American pragmatism and opportunism are what happens when you take the sensibilities of the -English, used to taming their lands over millennia and their people over centuries, and throwing them into wilderness and self-governance. At least, that’s one way of summarizing it if one wants to generalize two completely heterogenous groups. But the point is, although the US and the English speak the same language, they are not the same people (and the fact that it’s the same language is also debatable).
So, some things I’ve noticed, since being here for a week, range from the very obvious (driving on the left side of the road!) to the subtler and more unique to Cambridge.

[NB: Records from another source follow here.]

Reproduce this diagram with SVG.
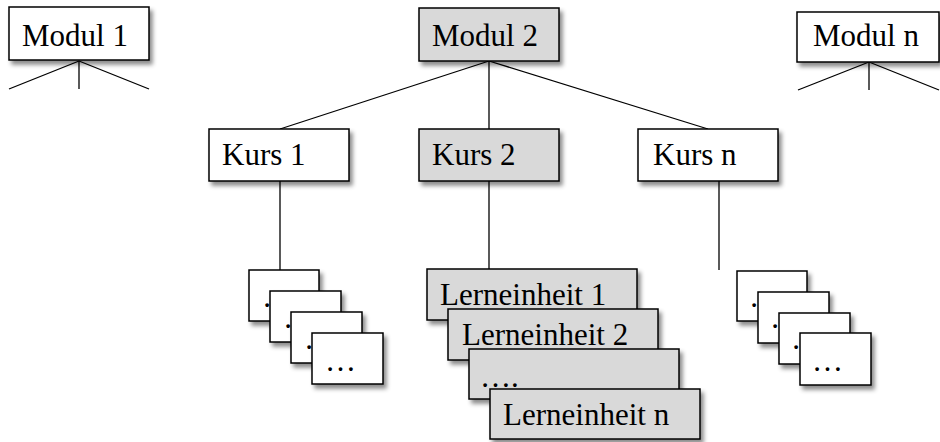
<svg xmlns="http://www.w3.org/2000/svg" width="940" height="442" viewBox="0 0 940 442">
  <style>
    .box { fill: #ffffff; stroke: #000000; stroke-width: 1.5; filter: url(#shadow); }
    .grey { fill: #d9d9d9; }
    .lbl { font-family: "Liberation Serif", "Times New Roman", serif; font-size: 31px; fill: #000000; }
    .link { stroke: #000000; stroke-width: 1.3; fill: none; }
  </style>
  <defs>
    <filter id="shadow" x="-10%" y="-10%" width="130%" height="140%">
      <feDropShadow dx="3" dy="4" stdDeviation="2" flood-color="#000000" flood-opacity="0.45"/>
    </filter>
  </defs>
  <rect width="940" height="442" fill="#ffffff"/>

  <!-- connectors -->
  <g id="connectors" class="link">
    <!-- Modul 1 fan -->
    <line x1="79" y1="61" x2="9" y2="89"/>
    <line x1="79" y1="61" x2="79" y2="89"/>
    <line x1="79" y1="61" x2="149" y2="89"/>
    <!-- Modul n fan -->
    <line x1="869" y1="62" x2="798" y2="90"/>
    <line x1="869" y1="62" x2="869" y2="90"/>
    <line x1="869" y1="62" x2="939" y2="90"/>
    <!-- Modul 2 to courses -->
    <line x1="489" y1="61" x2="280" y2="129"/>
    <line x1="489" y1="61" x2="489" y2="129"/>
    <line x1="489" y1="61" x2="708" y2="129"/>
    <!-- courses to units -->
    <line x1="280" y1="181" x2="280" y2="270"/>
    <line x1="489" y1="181" x2="489" y2="269"/>
    <line x1="719" y1="181" x2="719" y2="270"/>
  </g>

  <!-- modules -->
  <g id="modul1">
    <rect class="box" x="9" y="7" width="140" height="53"/>
    <text class="lbl" x="22" y="46">Modul 1</text>
  </g>
  <g id="modul2">
    <rect class="box grey" x="419" y="8" width="140" height="53"/>
    <text class="lbl" x="432" y="46">Modul 2</text>
  </g>
  <g id="moduln">
    <rect class="box" x="797" y="12" width="142" height="50"/>
    <text class="lbl" x="813" y="46">Modul n</text>
  </g>

  <!-- courses -->
  <g id="kurs1">
    <rect class="box" x="209" y="129" width="140" height="52"/>
    <text class="lbl" x="222" y="165">Kurs 1</text>
  </g>
  <g id="kurs2">
    <rect class="box grey" x="419" y="129" width="140" height="52"/>
    <text class="lbl" x="432" y="165">Kurs 2</text>
  </g>
  <g id="kursn">
    <rect class="box" x="638" y="129" width="140" height="52"/>
    <text class="lbl" x="653" y="165">Kurs n</text>
  </g>

  <!-- units of Kurs 1 -->
  <g id="units1">
    <rect class="box" x="249" y="270" width="70" height="51"/>
    <text class="lbl" x="262" y="307">…</text>
    <rect class="box" x="270" y="291" width="71" height="51"/>
    <text class="lbl" x="283" y="328">…</text>
    <rect class="box" x="291" y="312" width="71" height="51"/>
    <text class="lbl" x="304" y="349">…</text>
    <rect class="box" x="312" y="333" width="71" height="51"/>
    <text class="lbl" x="325" y="371">…</text>
  </g>

  <!-- units of Kurs 2 -->
  <g id="units2">
    <rect class="box grey" x="427" y="269" width="210" height="51"/>
    <text class="lbl" x="440" y="305">Lerneinheit 1</text>
    <rect class="box grey" x="448" y="309" width="210" height="51"/>
    <text class="lbl" x="462" y="345">Lerneinheit 2</text>
    <rect class="box grey" x="469" y="349" width="210" height="50"/>
    <text class="lbl" x="480" y="387">….</text>
    <rect class="box grey" x="490" y="389" width="210" height="50"/>
    <text class="lbl" x="503" y="425">Lerneinheit n</text>
  </g>

  <!-- units of Kurs n -->
  <g id="unitsn">
    <rect class="box" x="737" y="271" width="70" height="50"/>
    <text class="lbl" x="749" y="307">…</text>
    <rect class="box" x="758" y="292" width="71" height="51"/>
    <text class="lbl" x="770" y="328">…</text>
    <rect class="box" x="779" y="313" width="71" height="51"/>
    <text class="lbl" x="791" y="349">…</text>
    <rect class="box" x="800" y="333" width="71" height="52"/>
    <text class="lbl" x="812" y="371">…</text>
  </g>
</svg>
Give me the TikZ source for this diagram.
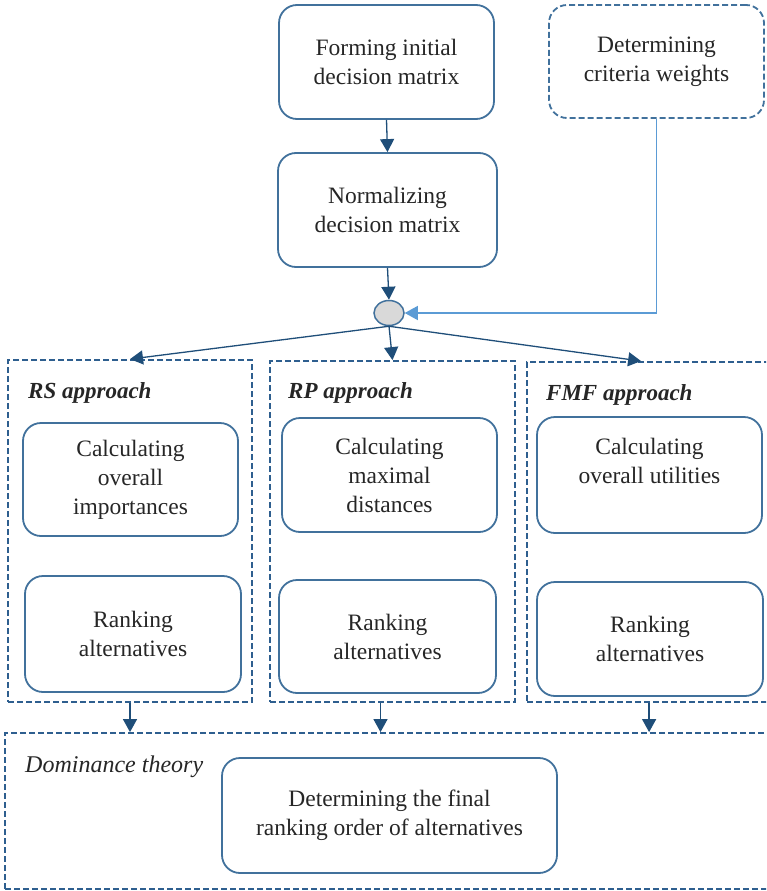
\documentclass[tikz,border=0pt]{standalone}
\usepackage{fontspec}
\setmainfont{Liberation Serif}
\usetikzlibrary{arrows.meta,shapes.geometric}
\definecolor{boxblue}{RGB}{65,113,156}
\definecolor{frameblue}{RGB}{46,95,143}
\definecolor{arrowblue}{RGB}{31,78,121}
\definecolor{lightblue}{RGB}{91,155,213}
\definecolor{circfill}{RGB}{217,217,217}
\begin{document}
\begin{tikzpicture}[x=1pt,y=-1pt,
  txt/.style={font=\fontsize{23.5}{29}\selectfont, text=black!85, align=center},
  rbox/.style={rectangle, draw=boxblue, line width=1.8pt, rounded corners=18pt, inner sep=0pt, txt},
  dbox/.style={rbox, dash pattern=on 6pt off 3pt},
  frame/.style={rectangle, draw=frameblue, line width=1.8pt, dash pattern=on 6pt off 3pt, inner sep=0pt},
  lab/.style={font=\fontsize{23}{27}\selectfont\bfseries\itshape, text=black!85, anchor=base west, inner sep=0pt},
  arr/.style={draw=arrowblue, line width=1.3pt, -{Triangle[length=13pt,width=14pt]}},
  lightarr/.style={draw=lightblue, line width=1.2pt, -{Triangle[length=13pt,width=14pt]}}
]
\useasboundingbox (0,0) rectangle (766,891);
\clip (0,0) rectangle (766,891);

% top
\node[rbox, minimum width=215pt, minimum height=114pt] (form) at (386.5,62) {Forming initial\\decision matrix};
\node[dbox, minimum width=215pt, minimum height=113pt] (weights) at (656.5,61.5) {Determining\\criteria weights};
\node[rbox, minimum width=219pt, minimum height=114pt] (norm) at (387.5,210) {Normalizing\\decision matrix};
\node[ellipse, draw=boxblue, fill=circfill, line width=1.5pt, minimum width=30pt, minimum height=25pt, inner sep=0pt] (junc) at (389,313) {};

% method frames
\node[frame, minimum width=244pt, minimum height=342pt] (rs) at (130,531) {};
\node[frame, minimum width=245pt, minimum height=341pt] (rp) at (392.5,531.5) {};
\node[frame, minimum width=253pt, minimum height=340pt] (fmf) at (653.5,532) {};

\node[lab] (rslab) at (28,398) {RS approach};
\node[lab] (rplab) at (288,398) {RP approach};
\node[lab] (fmflab) at (546,400) {FMF approach};

\node[rbox, minimum width=215pt, minimum height=113pt] (rs1) at (130.5,479.5) {Calculating\\overall\\importances};
\node[rbox, minimum width=216pt, minimum height=116pt] (rs2) at (133,634) {Ranking\\alternatives};
\node[rbox, minimum width=215pt, minimum height=114pt] (rp1) at (389.5,475) {Calculating\\maximal\\distances};
\node[rbox, minimum width=217pt, minimum height=113pt] (rp2) at (387.5,636.5) {Ranking\\alternatives};
\node[rbox, minimum width=225pt, minimum height=116pt] (fmf1) at (649.5,475) {Calculating\\overall utilities\\~};
\node[rbox, minimum width=226pt, minimum height=114pt] (fmf2) at (650,639) {Ranking\\alternatives};

% dominance
\node[frame, minimum width=765pt, minimum height=156pt] (dom) at (387.5,811) {};
\node[font=\fontsize{24}{28}\selectfont\itshape, text=black!85, anchor=base west, inner sep=0pt] (domlab) at (25,772) {Dominance theory};
\node[rbox, minimum width=335pt, minimum height=115pt] (fin) at (389.5,815.5) {Determining the final\\ranking order of alternatives};

% connectors
\draw[arr] (form.south) -- (norm.north);
\draw[arr] (norm.south) -- (junc.north);
\draw[lightarr] (weights.south) |- (junc.east);
\draw[arr] (junc.south) -- (rs.north);
\draw[arr] (junc.south) -- (rp.north);
\draw[arr] (junc.south) -- ([xshift=115pt]fmf.north west);
\draw[arr] (rs.south) -- (rs.south |- dom.north);
\draw[arr] ([xshift=-12pt]rp.south) -- ([xshift=-12pt]rp.south |- dom.north);
\draw[arr] ([xshift=123pt]fmf.south west) -- ([xshift=123pt]fmf.south west |- dom.north);
\end{tikzpicture}
\end{document}
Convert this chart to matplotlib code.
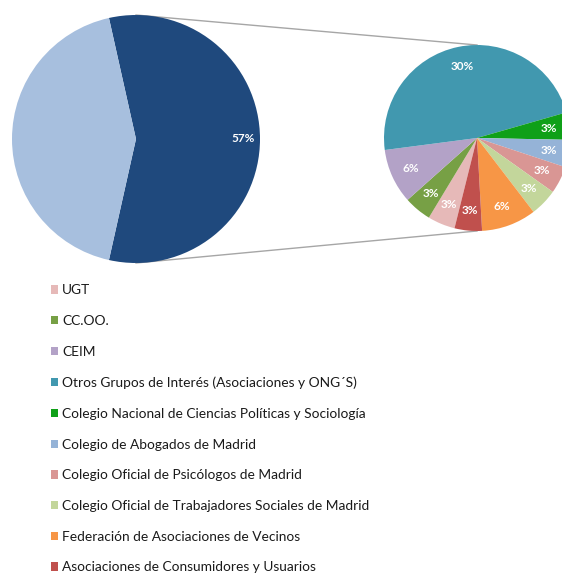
import matplotlib.pyplot as plt

plt.rcParams['font.family'] = ['Lato', 'DejaVu Sans']

# big pie: share represented by the dark slice vs. the "rest" broken out on the right
main_values = [57, 43]
main_labels = ['57%', '']
main_colors = ['#1F497D', '#A7BFDE']

# small pie (breakdown), in legend order
groups = ['UGT',
          'CC.OO.',
          'CEIM',
          'Otros Grupos de Interés (Asociaciones y ONG´S)',
          'Colegio Nacional de Ciencias Políticas y Sociología',
          'Colegio de Abogados de Madrid',
          'Colegio Oficial de Psicólogos de Madrid',
          'Colegio Oficial de Trabajadores Sociales de Madrid',
          'Federación de Asociaciones de Vecinos',
          'Asociaciones de Consumidores y Usuarios']
group_values = [3, 3, 6, 30, 3, 3, 3, 3, 6, 3]
group_colors = ['#E6B9B8', '#77A045', '#B3A2C7', '#4198AF', '#0FA018',
                '#95B3D7', '#D99694', '#C3D69B', '#F79646', '#C0504D']

W, H = 562, 574
fig = plt.figure(figsize=(W / 100, H / 100), dpi=100)
ax = fig.add_axes([0, 0, 1, 1])

big_c, big_r = (136, 435), 124
small_c, small_r = (477, 436), 93

lbl_style = dict(color='white', fontsize=8.5, fontweight='bold')

wedges, texts = ax.pie(main_values, labels=main_labels, colors=main_colors,
                       center=big_c, radius=big_r, counterclock=False,
                       startangle=main_values[0] * 3.6 / 2,
                       labeldistance=0.86, textprops=lbl_style,
                       wedgeprops=dict(linewidth=0))
for t in texts:
    t.set_ha('center')

sw, stexts = ax.pie(group_values, labels=[f'{v}%' for v in group_values],
                    colors=group_colors, center=small_c, radius=small_r,
                    counterclock=False, startangle=256,
                    labeldistance=0.78, textprops=lbl_style,
                    wedgeprops=dict(linewidth=0))
for t in stexts:
    t.set_ha('center')

# connector lines between the two pies
for s in (1, -1):
    ax.plot([big_c[0], small_c[0]], [big_c[1] + s * big_r, small_c[1] + s * small_r],
            color='#A6A6A6', lw=1, zorder=0.5)

ax.set_xlim(0, W)
ax.set_ylim(0, H)
ax.set_aspect('equal')
ax.axis('off')

fig.legend(sw, groups, loc='upper left', bbox_to_anchor=(45 / W, 1 - 279 / H),
           frameon=False, fontsize=9.9, handlelength=0.55, handleheight=0.55,
           handletextpad=0.3, labelspacing=1.36, borderaxespad=0,
           labelcolor='#1a1a1a')

fig.savefig('out.png', dpi=100)
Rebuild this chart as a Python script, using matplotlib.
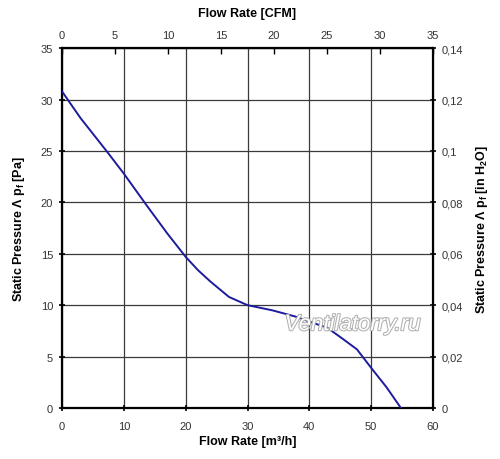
import matplotlib
matplotlib.use("Agg")
import matplotlib.pyplot as plt
import matplotlib.patheffects as pe

plt.rcParams['font.family'] = ['Liberation Sans', 'DejaVu Sans']

# fan curve
flow_m3h = [0, 3, 7.2, 10, 13.7, 17, 20, 22, 24, 27, 30, 34, 37.7, 40, 42.9, 45, 47.7, 50, 52.5, 54.8]
pressure_pa = [30.8, 28.2, 25.0, 22.8, 19.7, 17.0, 14.7, 13.4, 12.3, 10.8, 10.0, 9.5, 8.9, 8.4, 7.8, 6.9, 5.7, 3.9, 2.0, 0.0]

x_ticks = [0, 10, 20, 30, 40, 50, 60]
y_ticks = [0, 5, 10, 15, 20, 25, 30, 35]
cfm_ticks = [0, 5, 10, 15, 20, 25, 30, 35]
inh2o_ticks = [0, 0.02, 0.04, 0.06, 0.08, 0.1, 0.12, 0.14]

M3H_PER_CFM = 60 / 35
PA_PER_INH2O = 250

fig = plt.figure(figsize=(5, 4.6), dpi=100)
ax = fig.add_axes([0.124, 0.111, 0.742, 0.782])

ax.plot(flow_m3h, pressure_pa, color='#1c1c9c', lw=1.4, zorder=3)
ax.set_xlim(0, 60)
ax.set_ylim(0, 35)
ax.set_xticks(x_ticks)
ax.set_yticks(y_ticks)
ax.grid(True, color='#3a3a3a', lw=0.9)
ax.tick_params(labelsize=8, labelcolor='#333333', direction='inout', length=5, width=1.2, pad=4)
ax.tick_params(axis='x', pad=7)
for s in ax.spines.values():
    s.set_linewidth(1.6)

ax.set_xlabel('Flow Rate [m³/h]', fontsize=9, fontweight='bold', labelpad=3)
ax.set_ylabel('Static Pressure Λ p$_\\mathregular{f}$ [Pa]', fontsize=9, fontweight='bold', labelpad=10)

top = ax.secondary_xaxis('top', functions=(lambda v: v / M3H_PER_CFM, lambda v: v * M3H_PER_CFM))
top.set_xticks(cfm_ticks)
top.tick_params(labelsize=8, labelcolor='#333333', direction='in', length=4, width=1, pad=6)
top.set_xlabel('Flow Rate [CFM]', fontsize=9, fontweight='bold', labelpad=10)

right = ax.secondary_yaxis('right', functions=(lambda v: v / PA_PER_INH2O, lambda v: v * PA_PER_INH2O))
right.set_yticks(inh2o_ticks)
right.set_yticklabels([('%g' % t).replace('.', ',') for t in inh2o_ticks])
right.tick_params(labelsize=8, labelcolor='#333333', direction='inout', length=5, width=1.2)
right.set_ylabel('Static Pressure Λ p$_\\mathregular{f}$ [in H$_\\mathregular{2}$O]', fontsize=9, fontweight='bold', labelpad=8)

ax.text(47, 8.1, 'Ventilatorry.ru', fontsize=16, style='italic', color='white',
        ha='center', va='center', zorder=4,
        path_effects=[pe.withStroke(linewidth=1.5, foreground='#b0b0b0')])

fig.savefig('out.png', dpi=100)
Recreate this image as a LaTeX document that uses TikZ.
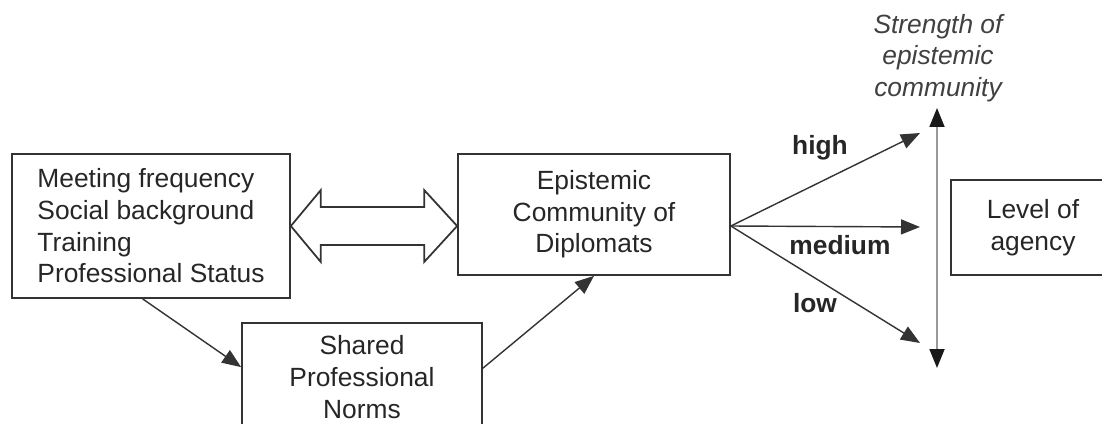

Since these first weeks of being here are all so unique and there’s a lot to comment on, I’m going to break it down into daily observations.
The Cambridge University week begins on Thursdays. It’s how they set up their timetables and my guess is that it has something to do with Maundy Thursday in the Christian tradition and the Last Supper. It’s not a off-the-wall guess, seeing as the terms are named after Christian periods: Michaelmas, Lent, and Easter, but I could also be totally wrong.
There are lectures to visit all week, usually in the mornings, and there was one I wanted to visit today on “the creation of Britain and the appearance of “others.” My main take-away: the Brits were interested in religion more than blood-line when it comes to “othering,” though conflating skin color with virtue was starting to happen in the early medieval era. Unlike lectures in the US or Germany, which usually run 80-90 minutes, these are 50-minute lectures and involve, as it seems in the English faculty, a list of quotes that the lecturer incorporates into a general talk about a specific concept. My lecture today had the lecturer incorporate some questions to his students that even I, as the most senior in there, didn’t quite know how to answer. But it was over quite quickly and I can understand now that this is just the impetus for students to go off and write their weekly essay for their tutor.
So, the afternoons in Cambridge seem blocked off for reading, writing, or for graduate seminars, for which I’m thankfully not signed up for this term. I used some of this “free” afternoon to get my bike looked at.
For a town as small as Cambridge, there is an unusually high number of bike shops. They range from high-end, bike sport enthusiast shops to the more expensive bike department store type place. And then there are a lot of second-hand bike shops that trade heavily in student bicycles. I had opted to find mine online, on a local Craig’s List type service, but I got my helmet, bike lock, and lights from a second-hand shop. The bike I bought shortly after arriving in Cambridge was put together by a guy who takes second-hand parts and builds his bikes from scratch and I have to say, it’s probably the best deal on a good bike I’ve ever gotten (other than a slight mismatch of the rear-quick release, which he sorted for me today). The frame and tyres (I like how the English write it this way) are excellent quality and I may even attempt a bike tour on them before leaving.
Since the bike fix went so quickly, I had time to meet with a PhD student I’d gotten in contact with while still in Berlin, since we are interested in similar topics. We met in the Buttery, which is a university-run café/cafeteria that can be found on all the college campuses and serves warm paninis (if you get them in time!).
I rounded out the afternoon with a visit to the University Library, which is an impressive building not far from the English and Modern and Medieval Languages Faculties. It’s hard to describe the library. One can tell it was built in the 1930s, but it smells of books and manuscripts much older than that. I really like walking up its narrow staircases and between the rows of books. It feels cozier than most libraries I’ve been to, and I’ve figured out the book-order system they have, which, although they have an online catalogue and requesting system, is still quaintly paper-bound in the physical room of the main reading room, which looks like those libraries you see in movies.
Finally, before heading home to do more work there, I stopped by Aldi. I love getting my groceries at Aldi in Germany, and it’s quite cool that it’s also in several locations in the US now, but it’s really good to have in Cambridge where the pound outweighs my other familiar currencies and I feel like I’m going broke, even though I know it’s just a side-effect of starting somewhere new on a mere 23 kilo of suitcase filler.
And now here I am, sitting in my room in a graduate dorm, having eaten my share of veggies and microwavable haggis (going to have to find the real thing at some point), and trying to figure out how I’m going to read all those books I’ve checked out in the past few days before they’re due back to the library.